Website Aggregation without a DB
Laziness is the prime virtue of a good programmer (along with being a polyglot, knowing the ins and outs of their editor, and knowing how to google APIs), but it is often forgotten when working on a personal project. My website has been no exception – I’ve actually spent far too much time writing my own session/users/form/template systems over the years.
No more! As of today, my website is lean and mean (technically as of a few months back, but I didn’t write anything about it at the time). The major slimming factor? That nasty database layer that usually seems critical to the whole structure. As it turns out though, there have been major improvements in the state of the web since I started hand-crafting web apps in 1998. For one thing, the blogging craze has come and gone – as evidenced by the fact that I’ve started mine again. More importantly, social networking sites are on the scene, allowing regular people to have a web presence without even needing to pick a template. Other major changes are the availability of tons of storage on sites like flickr and picasaweb.
So why write that backend code at all? My website now fetches all of its data via RSS feeds, with the actual updating, security, storage, and other annoying boilerplate being handled by companies with hundreds of employees. The breakdown:
- blog: hosted by http://wordpress.com
- photo albums: http://picasaweb.com (with tagging/etc done in DigiKam)

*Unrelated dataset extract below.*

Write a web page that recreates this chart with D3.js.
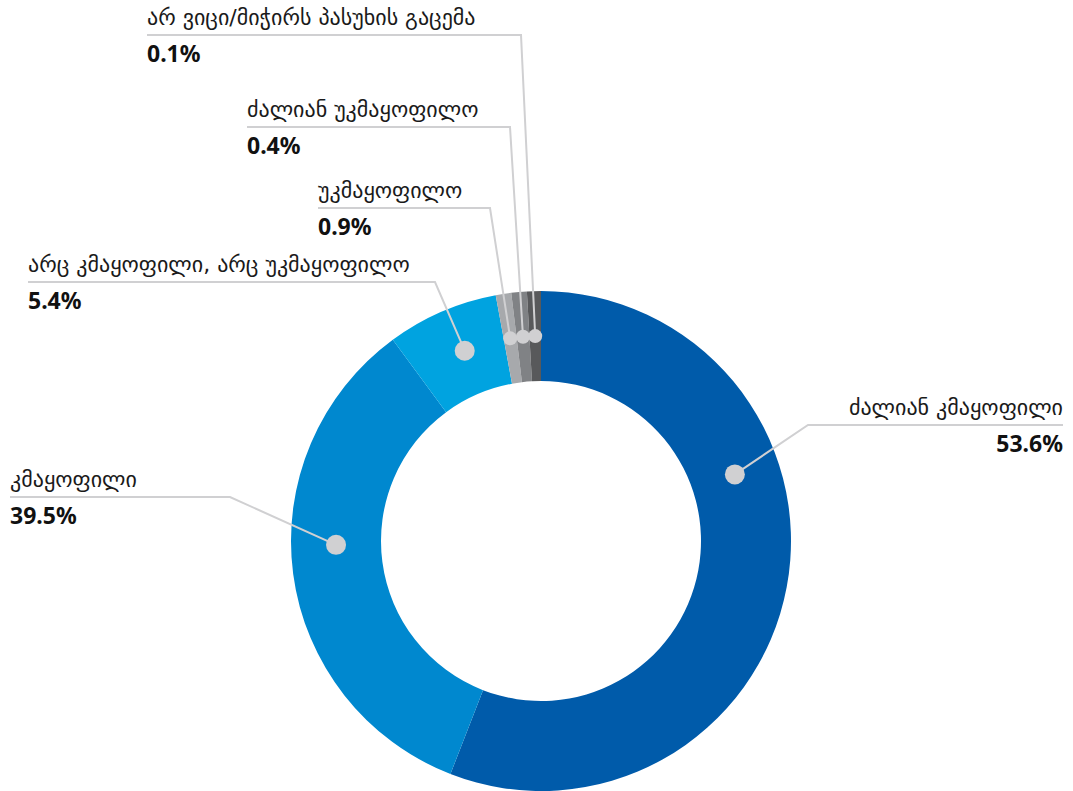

- bookmarks/lists of things: http://delicious.com
- activity feeds: twitter, facebook, plus all of the above
It’s not just me – aggregation sites are becoming more popular due to the proliferation of online presences out there. Just look at Google Buzz, which offers aggregation as one of the main reasons to switch to it. As far as I know, there aren’t any services that let you aggregate your myriad different profiles on your own domain, but even if there were, I still enjoy writing a few hundred lines of perl code to do what I used to do in a few thousand.